Garage changed its name from Center for Contemporary Culture to Museum of Contemporary Art this past spring, a move that was meant to signal expansion plans not only for its building, but also for its programming. Founded in 2008 by Dasha Zhukova to display contemporary art, Garage now runs a booming education program, expects to open a public library devoted to contemporary art, and produces its own exhibitions under the guidance of Kate Fowle, its chief curator. “Garage’s new name reflects a long-term commitment to providing broad public access to contemporary art and ideas in Russia, a commitment that has been increasingly exhibited throughout Garage’s six-year history with robust educational programming,” the museum announced at the time of the name change.

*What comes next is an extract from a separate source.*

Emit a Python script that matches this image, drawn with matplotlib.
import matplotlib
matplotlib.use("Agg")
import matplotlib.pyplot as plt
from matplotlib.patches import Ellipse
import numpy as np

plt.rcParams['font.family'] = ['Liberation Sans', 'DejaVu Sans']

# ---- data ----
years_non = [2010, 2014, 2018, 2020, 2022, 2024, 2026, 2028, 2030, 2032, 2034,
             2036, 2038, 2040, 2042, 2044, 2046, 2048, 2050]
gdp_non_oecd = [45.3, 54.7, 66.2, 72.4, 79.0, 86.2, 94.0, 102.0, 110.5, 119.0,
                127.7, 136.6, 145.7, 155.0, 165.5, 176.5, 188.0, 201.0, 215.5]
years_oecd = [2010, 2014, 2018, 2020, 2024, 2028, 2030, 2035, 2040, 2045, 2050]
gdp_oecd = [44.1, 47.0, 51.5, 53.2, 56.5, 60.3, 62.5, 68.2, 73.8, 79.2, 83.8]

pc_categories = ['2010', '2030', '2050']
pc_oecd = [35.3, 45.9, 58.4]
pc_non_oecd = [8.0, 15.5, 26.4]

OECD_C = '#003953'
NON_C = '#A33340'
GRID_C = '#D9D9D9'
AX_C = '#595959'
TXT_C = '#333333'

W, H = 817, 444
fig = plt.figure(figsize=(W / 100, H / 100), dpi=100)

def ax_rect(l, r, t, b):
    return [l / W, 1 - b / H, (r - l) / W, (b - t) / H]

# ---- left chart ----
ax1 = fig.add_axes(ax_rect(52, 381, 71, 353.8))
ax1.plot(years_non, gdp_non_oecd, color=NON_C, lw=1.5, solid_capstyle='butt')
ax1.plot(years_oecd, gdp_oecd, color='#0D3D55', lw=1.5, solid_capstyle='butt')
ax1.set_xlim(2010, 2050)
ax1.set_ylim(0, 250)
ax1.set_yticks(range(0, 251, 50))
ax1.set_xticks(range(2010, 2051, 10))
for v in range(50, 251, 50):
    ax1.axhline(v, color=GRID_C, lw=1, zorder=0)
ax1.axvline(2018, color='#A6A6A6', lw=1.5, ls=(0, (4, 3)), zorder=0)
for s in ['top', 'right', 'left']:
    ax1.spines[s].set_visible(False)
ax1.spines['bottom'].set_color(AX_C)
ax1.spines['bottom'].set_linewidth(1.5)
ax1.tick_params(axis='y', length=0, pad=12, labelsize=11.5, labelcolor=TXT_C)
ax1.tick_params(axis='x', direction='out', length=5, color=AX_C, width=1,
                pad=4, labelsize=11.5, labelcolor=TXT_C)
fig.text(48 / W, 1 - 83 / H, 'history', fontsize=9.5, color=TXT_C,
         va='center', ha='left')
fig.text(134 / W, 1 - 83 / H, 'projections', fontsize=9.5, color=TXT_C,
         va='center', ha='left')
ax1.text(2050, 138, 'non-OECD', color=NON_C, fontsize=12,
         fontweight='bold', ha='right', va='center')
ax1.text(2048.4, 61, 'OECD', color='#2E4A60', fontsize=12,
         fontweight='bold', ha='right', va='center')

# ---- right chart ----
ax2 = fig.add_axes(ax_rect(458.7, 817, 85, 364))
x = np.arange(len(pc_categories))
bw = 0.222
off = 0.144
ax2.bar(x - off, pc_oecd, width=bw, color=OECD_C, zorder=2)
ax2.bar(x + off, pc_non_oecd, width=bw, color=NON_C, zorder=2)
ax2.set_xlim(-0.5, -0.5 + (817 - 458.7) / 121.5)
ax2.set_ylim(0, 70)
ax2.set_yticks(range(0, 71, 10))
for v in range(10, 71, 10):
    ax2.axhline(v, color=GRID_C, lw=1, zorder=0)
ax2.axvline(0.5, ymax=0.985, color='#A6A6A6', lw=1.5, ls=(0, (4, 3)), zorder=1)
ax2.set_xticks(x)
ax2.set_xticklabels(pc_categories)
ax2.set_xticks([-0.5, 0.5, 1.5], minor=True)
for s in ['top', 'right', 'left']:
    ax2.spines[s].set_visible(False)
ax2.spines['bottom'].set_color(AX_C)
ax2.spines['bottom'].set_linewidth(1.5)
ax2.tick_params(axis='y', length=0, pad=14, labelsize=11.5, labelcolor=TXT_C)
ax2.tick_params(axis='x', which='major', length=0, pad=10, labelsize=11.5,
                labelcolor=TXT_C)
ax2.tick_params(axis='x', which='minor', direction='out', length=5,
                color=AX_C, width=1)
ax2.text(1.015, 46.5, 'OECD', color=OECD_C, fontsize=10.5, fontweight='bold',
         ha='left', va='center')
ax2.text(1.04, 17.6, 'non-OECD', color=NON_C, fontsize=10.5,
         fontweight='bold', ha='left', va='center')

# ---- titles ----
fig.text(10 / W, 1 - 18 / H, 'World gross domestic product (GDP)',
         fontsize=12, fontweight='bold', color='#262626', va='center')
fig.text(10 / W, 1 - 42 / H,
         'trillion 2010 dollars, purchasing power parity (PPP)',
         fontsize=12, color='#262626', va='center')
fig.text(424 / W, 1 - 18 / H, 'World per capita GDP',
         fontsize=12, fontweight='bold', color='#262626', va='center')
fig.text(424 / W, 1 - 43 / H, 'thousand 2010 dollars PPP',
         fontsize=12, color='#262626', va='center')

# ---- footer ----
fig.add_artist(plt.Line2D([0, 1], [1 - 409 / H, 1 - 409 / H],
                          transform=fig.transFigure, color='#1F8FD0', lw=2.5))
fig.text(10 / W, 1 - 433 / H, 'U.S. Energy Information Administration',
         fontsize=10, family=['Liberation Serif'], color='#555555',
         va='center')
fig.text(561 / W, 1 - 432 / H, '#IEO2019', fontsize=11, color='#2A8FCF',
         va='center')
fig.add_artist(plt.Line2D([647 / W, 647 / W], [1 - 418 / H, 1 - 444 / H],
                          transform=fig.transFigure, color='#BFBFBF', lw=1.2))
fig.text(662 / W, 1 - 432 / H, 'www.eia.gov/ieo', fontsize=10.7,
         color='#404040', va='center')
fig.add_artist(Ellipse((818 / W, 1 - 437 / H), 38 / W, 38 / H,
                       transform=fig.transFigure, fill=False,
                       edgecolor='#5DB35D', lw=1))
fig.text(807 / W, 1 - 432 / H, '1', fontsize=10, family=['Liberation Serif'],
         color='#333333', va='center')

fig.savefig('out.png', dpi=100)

With its new building — the institution’s first permanent home after two temporary sites — Garage is building a space custom fit for its increased ambitions. And Rem Koolhaas, who was tasked with transforming the abandoned restaurant's ruin for the museum, is leaving it largely untouched. “Perhaps in architecture, a profession that fundamentally is supposed to change things it encounters (usually before reflection), there ought to be an equally important arm of it that is concerned with not doing anything,” he announced while delivering the 2009 Byard Memorial Lecture at Columbia University, now printed in the book “Preservation is Overtaking Us.” Developed three years later, the new Garage edifice is an exercise in abstinence. The 1968 building’s structural core, which remains sound, will be kept intact — interior walls still stand, displaying weathered Soviet mosaics with ideological imagery that was once ubiquitous across the country. Curators can choose to hang artworks on the original walls, but hinged panels that drop from the ceiling with all-white walls can create the effect of a traditional gallery space. There will also be event spaces, screening rooms, and a café decorated with restored Soviet-era furniture.

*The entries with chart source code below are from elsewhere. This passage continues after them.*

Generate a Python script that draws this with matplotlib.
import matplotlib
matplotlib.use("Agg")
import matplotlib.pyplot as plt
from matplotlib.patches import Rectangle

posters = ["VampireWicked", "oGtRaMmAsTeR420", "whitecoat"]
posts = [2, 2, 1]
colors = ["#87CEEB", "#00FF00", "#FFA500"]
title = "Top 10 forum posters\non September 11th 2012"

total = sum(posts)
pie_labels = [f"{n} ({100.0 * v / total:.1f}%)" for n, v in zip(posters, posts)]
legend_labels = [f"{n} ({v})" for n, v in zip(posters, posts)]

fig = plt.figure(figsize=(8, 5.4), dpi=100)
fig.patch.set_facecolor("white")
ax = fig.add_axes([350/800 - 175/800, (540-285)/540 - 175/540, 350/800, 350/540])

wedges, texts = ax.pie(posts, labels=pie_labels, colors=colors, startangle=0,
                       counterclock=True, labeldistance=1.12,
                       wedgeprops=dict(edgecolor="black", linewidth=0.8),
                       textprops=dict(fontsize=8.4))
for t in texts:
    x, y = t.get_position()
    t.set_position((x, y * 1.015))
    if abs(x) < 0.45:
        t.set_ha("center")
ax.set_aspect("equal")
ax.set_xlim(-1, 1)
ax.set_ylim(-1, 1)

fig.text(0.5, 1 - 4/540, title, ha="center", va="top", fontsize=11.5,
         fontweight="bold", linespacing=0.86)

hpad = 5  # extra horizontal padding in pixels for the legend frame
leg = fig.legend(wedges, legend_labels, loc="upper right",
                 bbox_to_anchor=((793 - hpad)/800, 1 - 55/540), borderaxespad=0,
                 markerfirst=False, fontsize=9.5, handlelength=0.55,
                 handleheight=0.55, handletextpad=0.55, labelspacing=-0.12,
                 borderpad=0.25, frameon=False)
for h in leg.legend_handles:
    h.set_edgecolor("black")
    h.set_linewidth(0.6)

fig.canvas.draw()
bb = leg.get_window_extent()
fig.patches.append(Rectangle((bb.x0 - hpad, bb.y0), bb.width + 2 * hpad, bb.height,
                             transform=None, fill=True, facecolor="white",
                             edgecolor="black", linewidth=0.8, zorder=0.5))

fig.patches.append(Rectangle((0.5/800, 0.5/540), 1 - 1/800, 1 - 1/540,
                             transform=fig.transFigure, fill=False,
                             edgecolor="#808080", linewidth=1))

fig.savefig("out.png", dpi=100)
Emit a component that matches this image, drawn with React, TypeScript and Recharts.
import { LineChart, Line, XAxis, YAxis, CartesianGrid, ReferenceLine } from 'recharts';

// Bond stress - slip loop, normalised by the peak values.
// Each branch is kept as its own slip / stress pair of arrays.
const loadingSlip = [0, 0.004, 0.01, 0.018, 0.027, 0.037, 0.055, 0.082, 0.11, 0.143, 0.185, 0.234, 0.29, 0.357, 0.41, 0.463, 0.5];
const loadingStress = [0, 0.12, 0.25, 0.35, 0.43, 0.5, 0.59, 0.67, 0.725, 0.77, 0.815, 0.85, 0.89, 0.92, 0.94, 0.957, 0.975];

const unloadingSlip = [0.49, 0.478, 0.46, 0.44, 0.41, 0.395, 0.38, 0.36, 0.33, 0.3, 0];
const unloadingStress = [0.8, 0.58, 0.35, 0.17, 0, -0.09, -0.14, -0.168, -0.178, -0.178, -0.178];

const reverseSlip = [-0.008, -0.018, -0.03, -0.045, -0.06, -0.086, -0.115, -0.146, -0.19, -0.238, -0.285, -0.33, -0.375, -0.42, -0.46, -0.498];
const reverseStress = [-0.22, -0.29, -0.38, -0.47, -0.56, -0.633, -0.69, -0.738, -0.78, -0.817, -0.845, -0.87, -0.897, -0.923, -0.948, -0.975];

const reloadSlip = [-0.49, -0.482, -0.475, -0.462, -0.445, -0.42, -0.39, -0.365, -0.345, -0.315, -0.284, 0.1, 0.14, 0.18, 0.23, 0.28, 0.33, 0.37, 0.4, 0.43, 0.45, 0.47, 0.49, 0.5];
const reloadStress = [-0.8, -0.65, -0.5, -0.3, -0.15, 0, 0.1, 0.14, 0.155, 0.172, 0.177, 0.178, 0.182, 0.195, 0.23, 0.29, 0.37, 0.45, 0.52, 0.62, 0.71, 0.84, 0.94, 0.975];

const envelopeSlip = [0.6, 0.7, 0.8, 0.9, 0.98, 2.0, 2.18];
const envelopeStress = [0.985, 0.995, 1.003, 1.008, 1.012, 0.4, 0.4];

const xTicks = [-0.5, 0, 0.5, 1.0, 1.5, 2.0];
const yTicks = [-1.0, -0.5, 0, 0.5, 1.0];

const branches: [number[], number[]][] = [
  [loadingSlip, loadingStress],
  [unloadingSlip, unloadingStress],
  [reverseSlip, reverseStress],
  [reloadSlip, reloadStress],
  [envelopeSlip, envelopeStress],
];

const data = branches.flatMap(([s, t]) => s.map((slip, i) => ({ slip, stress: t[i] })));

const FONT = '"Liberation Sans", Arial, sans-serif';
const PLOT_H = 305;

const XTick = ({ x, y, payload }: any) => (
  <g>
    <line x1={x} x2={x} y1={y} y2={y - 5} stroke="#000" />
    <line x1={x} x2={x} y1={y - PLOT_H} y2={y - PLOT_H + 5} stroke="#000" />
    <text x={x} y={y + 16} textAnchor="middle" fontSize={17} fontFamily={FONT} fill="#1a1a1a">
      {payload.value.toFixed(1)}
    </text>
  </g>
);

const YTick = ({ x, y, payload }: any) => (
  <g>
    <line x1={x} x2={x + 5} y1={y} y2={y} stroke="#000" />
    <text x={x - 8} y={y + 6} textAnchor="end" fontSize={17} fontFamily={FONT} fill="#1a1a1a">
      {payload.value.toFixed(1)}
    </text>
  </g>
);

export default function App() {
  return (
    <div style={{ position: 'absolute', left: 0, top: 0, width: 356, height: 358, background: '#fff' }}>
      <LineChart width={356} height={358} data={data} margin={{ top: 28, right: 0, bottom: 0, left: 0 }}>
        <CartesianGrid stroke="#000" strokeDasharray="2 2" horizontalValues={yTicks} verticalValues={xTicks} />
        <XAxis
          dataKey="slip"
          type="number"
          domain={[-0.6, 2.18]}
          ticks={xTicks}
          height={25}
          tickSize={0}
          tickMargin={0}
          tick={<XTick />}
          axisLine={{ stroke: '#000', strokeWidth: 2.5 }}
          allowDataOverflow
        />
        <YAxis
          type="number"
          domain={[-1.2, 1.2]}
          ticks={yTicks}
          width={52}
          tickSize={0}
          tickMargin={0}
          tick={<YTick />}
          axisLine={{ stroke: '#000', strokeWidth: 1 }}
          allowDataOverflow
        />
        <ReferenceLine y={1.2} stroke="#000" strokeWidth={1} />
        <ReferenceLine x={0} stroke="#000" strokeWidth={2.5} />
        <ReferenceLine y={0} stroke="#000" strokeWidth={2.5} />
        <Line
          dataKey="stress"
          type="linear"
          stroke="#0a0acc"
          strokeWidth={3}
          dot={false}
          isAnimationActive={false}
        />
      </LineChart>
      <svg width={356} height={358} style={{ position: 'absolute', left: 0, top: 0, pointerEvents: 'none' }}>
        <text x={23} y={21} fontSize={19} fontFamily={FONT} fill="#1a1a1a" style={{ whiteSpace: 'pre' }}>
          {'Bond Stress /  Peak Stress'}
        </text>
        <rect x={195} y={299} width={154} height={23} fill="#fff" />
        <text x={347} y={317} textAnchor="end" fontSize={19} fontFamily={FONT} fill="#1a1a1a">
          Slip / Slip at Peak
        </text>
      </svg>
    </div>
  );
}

The building’s original façades have crumbled, so OMA and Koolhaas designed double-thickness polycarbonate shell to sheath interior spaces and contain service infrastructure. The translucent silver-grey exterior panels will be lifted off the ground to connect the museum’s interior with the surrounding park, and two 36-foot-wide panels will slide vertically to reveal the atrium, a double-height space where especially large works can be displayed. Koolhaas’s interventions supplement what the building lost while it languished in disrepair and organize the ruin into an interior space that meets Garage’s programmatic needs. Yet preservation is the design’s generative force — while vestiges of Soviet architecture often go unappreciated and destroyed in contemporary Russia, Garage and Koolhaas insist that history must be acknowledged and addressed, not ignored. “For 70 years Russia destroyed various histories,” said Garage director Anton Belov, “and it would be a mistake to destroy this relic of the Soviet Union. It’s a unique piece of architecture, and you should treat it as such.”
The Garage building sets an example for dealing with the architectural past at a moment when historic architecture faces extreme threats in Moscow. This past summer alone, two of the city’s most significant Constructivist landmarks faced demolition and botched renovations. In late spring, real estate developers nearly succeeded in winning a permit to dismantle the 1922 Shukhov Tower, a latticed steel radio tower and the first of its kind. A small group of preservation activists rallied to save the iconic structure, and Garage organized public visits to the tower to highlight its historic significance. The city council granted landmark designation to the tower last month, just as another structure, the famed circular 1929 Melnikov House, was seized by the Russian state from its resident, the architect’s granddaughter. The State Architecture Museum plans to open the home as a public museum before the end of 2014; local critics have raised concerns about the legality of the granddaughter’s snap eviction and it remains unclear how the significant preservation efforts needed to properly restore the home can be completed in so short a time. Public outcries against the defacement and destruction of Soviet architectural patrimony are growing, thanks in no small part to prominent institutions like Garage, which fuel discussion about aesthetics, culture, and history.
“Education is the main element in all our processes,” said Belov. To that end, the museum’s OMA building is equipped with substantial education resources that include classrooms and conference spaces. For Belov, the structure, like the art it will eventually display, serves this higher purpose: “It’s not only about the construction of our building. It’s about the construction of society — thinking people, professionals, lovers of contemporary art.”